** Start of Dataset records **
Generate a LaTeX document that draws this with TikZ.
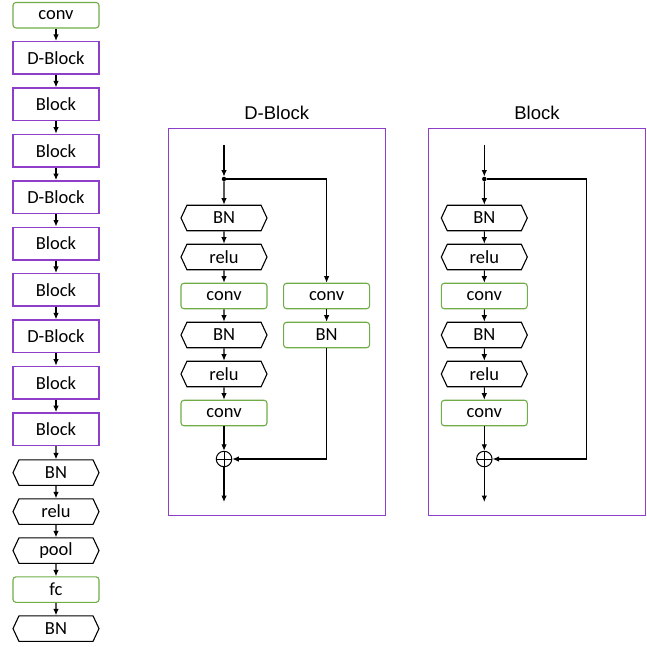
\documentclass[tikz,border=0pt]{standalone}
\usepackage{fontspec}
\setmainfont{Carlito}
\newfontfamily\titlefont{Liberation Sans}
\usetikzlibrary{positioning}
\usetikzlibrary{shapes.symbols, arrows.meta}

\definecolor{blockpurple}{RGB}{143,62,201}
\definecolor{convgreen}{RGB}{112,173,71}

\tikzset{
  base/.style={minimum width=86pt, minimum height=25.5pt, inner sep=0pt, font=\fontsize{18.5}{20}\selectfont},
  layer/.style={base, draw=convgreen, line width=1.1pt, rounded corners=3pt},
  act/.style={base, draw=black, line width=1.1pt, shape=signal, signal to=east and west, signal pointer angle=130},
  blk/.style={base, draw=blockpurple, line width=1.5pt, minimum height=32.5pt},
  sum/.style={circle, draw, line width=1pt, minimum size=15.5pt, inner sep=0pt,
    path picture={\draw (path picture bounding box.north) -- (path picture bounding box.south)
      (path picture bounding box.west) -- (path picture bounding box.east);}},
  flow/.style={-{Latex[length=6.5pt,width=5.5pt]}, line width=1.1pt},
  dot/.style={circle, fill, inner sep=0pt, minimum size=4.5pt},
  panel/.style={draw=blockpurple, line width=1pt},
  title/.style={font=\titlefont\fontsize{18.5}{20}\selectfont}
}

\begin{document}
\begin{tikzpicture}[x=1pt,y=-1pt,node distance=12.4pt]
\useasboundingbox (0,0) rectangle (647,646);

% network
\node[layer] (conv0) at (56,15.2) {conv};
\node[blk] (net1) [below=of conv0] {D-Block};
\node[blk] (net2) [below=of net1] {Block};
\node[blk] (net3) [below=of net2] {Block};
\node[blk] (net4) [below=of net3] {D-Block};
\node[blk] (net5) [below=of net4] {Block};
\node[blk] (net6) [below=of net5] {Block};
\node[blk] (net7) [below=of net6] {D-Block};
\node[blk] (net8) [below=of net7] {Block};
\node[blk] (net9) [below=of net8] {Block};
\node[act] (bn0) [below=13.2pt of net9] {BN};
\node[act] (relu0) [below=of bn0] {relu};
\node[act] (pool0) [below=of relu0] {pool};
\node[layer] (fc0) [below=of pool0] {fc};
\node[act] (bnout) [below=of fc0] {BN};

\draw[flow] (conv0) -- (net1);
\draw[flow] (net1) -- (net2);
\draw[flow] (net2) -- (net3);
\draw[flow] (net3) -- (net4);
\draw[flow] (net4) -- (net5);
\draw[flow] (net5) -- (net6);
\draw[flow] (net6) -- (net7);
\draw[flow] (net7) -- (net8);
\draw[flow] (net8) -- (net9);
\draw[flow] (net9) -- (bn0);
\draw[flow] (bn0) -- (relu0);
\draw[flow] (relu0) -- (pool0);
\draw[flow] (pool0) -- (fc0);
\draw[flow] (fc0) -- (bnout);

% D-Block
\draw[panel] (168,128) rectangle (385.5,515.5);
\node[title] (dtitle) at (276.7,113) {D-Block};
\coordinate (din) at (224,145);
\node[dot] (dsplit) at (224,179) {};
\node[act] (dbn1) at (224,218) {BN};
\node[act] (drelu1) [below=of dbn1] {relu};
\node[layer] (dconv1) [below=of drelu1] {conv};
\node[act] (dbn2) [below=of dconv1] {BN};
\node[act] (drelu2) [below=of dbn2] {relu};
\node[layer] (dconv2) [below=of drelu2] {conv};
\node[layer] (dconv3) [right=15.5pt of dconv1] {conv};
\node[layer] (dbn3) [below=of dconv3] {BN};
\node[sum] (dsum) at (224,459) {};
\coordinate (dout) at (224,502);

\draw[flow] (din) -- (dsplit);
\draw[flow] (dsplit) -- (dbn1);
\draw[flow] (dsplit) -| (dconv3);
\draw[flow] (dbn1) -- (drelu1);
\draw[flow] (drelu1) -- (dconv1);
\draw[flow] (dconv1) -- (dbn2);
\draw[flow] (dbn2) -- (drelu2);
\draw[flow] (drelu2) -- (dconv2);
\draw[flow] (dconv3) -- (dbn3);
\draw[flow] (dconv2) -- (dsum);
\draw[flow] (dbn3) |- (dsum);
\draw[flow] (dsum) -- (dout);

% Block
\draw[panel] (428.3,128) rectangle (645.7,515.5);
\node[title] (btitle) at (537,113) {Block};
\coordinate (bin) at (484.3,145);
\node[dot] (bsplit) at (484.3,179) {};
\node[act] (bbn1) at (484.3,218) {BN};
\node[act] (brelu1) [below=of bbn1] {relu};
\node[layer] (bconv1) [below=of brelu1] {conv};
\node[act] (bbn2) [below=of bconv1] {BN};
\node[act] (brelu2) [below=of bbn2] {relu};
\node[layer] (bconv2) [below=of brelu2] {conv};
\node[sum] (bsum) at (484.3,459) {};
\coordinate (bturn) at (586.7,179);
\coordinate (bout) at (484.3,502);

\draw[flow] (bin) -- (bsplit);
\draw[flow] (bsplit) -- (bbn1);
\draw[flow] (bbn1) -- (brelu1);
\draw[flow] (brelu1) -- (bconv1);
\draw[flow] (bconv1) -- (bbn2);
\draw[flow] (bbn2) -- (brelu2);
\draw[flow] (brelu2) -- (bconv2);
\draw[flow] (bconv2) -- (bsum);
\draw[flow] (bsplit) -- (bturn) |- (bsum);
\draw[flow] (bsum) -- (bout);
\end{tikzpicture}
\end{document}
** End of Dataset records **
** Start of Dataset records **
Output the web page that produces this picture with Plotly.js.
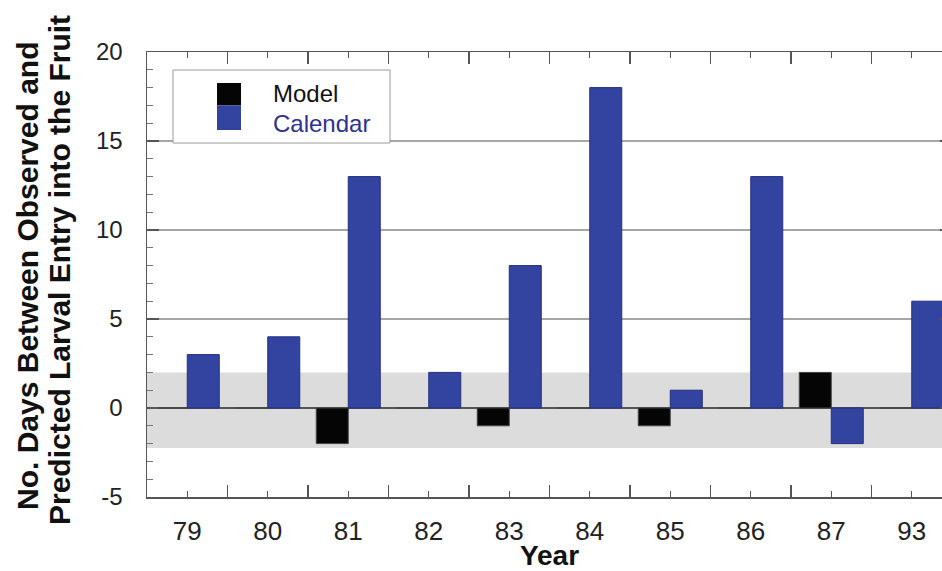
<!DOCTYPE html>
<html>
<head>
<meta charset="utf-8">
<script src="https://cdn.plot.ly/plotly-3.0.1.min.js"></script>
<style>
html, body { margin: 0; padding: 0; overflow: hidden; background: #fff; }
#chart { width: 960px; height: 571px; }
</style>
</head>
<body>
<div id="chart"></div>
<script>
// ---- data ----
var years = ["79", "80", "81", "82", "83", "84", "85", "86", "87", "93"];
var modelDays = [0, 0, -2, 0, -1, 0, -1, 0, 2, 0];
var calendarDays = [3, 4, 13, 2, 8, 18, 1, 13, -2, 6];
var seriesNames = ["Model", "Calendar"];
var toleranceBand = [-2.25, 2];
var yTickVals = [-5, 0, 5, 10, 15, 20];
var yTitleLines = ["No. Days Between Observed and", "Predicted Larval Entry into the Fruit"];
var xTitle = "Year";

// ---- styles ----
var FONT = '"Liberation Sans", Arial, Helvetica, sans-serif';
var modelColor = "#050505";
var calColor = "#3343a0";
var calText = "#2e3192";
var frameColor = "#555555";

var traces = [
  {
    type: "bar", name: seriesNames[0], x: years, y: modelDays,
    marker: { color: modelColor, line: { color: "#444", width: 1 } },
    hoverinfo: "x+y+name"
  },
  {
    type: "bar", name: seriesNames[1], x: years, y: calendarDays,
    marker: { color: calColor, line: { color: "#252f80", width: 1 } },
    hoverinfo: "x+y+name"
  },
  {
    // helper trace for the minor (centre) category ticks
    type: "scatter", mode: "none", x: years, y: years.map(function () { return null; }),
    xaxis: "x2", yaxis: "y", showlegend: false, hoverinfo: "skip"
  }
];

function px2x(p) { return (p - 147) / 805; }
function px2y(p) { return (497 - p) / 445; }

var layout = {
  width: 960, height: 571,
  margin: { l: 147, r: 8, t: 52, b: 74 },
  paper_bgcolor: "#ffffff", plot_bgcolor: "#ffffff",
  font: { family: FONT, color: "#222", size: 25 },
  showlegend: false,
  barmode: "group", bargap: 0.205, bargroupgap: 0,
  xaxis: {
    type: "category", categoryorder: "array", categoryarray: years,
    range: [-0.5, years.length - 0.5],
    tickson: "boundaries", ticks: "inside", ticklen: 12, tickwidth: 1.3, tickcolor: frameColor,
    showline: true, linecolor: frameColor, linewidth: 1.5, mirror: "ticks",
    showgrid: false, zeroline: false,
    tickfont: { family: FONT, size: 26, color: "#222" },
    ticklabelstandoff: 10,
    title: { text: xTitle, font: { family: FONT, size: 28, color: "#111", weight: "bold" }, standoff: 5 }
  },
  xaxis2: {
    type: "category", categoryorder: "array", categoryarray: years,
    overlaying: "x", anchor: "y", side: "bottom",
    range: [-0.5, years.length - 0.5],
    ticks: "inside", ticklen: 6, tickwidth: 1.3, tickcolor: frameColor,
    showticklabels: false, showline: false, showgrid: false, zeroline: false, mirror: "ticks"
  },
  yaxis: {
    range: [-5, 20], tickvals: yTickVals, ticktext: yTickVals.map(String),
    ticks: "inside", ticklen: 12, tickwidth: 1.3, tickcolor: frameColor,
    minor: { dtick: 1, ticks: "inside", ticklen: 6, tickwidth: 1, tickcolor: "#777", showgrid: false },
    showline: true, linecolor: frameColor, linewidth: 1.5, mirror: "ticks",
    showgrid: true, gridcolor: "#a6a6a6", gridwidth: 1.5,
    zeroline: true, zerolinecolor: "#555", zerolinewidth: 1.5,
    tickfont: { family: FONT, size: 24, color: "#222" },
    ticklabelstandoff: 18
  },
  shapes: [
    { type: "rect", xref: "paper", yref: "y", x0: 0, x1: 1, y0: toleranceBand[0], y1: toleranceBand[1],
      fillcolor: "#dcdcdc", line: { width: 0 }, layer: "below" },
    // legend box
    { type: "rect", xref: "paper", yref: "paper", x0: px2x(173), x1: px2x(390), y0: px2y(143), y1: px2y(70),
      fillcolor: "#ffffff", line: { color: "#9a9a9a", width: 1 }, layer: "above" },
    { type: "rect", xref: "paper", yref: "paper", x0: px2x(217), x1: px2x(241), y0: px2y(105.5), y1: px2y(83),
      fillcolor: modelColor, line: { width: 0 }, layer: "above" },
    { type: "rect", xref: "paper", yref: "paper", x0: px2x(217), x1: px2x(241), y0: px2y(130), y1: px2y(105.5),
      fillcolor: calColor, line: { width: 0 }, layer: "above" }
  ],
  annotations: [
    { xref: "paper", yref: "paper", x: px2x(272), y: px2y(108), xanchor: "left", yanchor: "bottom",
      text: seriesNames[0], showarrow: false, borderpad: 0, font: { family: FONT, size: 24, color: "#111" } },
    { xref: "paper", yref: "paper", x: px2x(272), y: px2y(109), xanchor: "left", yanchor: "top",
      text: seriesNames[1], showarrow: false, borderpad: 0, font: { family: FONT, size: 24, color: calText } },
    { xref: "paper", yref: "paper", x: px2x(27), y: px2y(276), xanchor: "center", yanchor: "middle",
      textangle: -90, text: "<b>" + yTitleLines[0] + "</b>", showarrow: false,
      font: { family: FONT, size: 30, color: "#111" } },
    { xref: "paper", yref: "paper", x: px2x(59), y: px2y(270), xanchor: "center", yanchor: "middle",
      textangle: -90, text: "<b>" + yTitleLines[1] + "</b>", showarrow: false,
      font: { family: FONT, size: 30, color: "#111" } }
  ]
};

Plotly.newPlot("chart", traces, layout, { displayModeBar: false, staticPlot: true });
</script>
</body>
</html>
** End of Dataset records **
What the task asks:
Above are the records. Print exactly the lines from the one containing "Generate a LaTeX" to the one containing "(0,0) rectangle (647,646);", both included, and nothing else; pictures are excluded.

Solution for this task:
Generate a LaTeX document that draws this with TikZ.
\documentclass[tikz,border=0pt]{standalone}
\usepackage{fontspec}
\setmainfont{Carlito}
\newfontfamily\titlefont{Liberation Sans}
\usetikzlibrary{positioning}
\usetikzlibrary{shapes.symbols, arrows.meta}

\definecolor{blockpurple}{RGB}{143,62,201}
\definecolor{convgreen}{RGB}{112,173,71}

\tikzset{
  base/.style={minimum width=86pt, minimum height=25.5pt, inner sep=0pt, font=\fontsize{18.5}{20}\selectfont},
  layer/.style={base, draw=convgreen, line width=1.1pt, rounded corners=3pt},
  act/.style={base, draw=black, line width=1.1pt, shape=signal, signal to=east and west, signal pointer angle=130},
  blk/.style={base, draw=blockpurple, line width=1.5pt, minimum height=32.5pt},
  sum/.style={circle, draw, line width=1pt, minimum size=15.5pt, inner sep=0pt,
    path picture={\draw (path picture bounding box.north) -- (path picture bounding box.south)
      (path picture bounding box.west) -- (path picture bounding box.east);}},
  flow/.style={-{Latex[length=6.5pt,width=5.5pt]}, line width=1.1pt},
  dot/.style={circle, fill, inner sep=0pt, minimum size=4.5pt},
  panel/.style={draw=blockpurple, line width=1pt},
  title/.style={font=\titlefont\fontsize{18.5}{20}\selectfont}
}

\begin{document}
\begin{tikzpicture}[x=1pt,y=-1pt,node distance=12.4pt]
\useasboundingbox (0,0) rectangle (647,646);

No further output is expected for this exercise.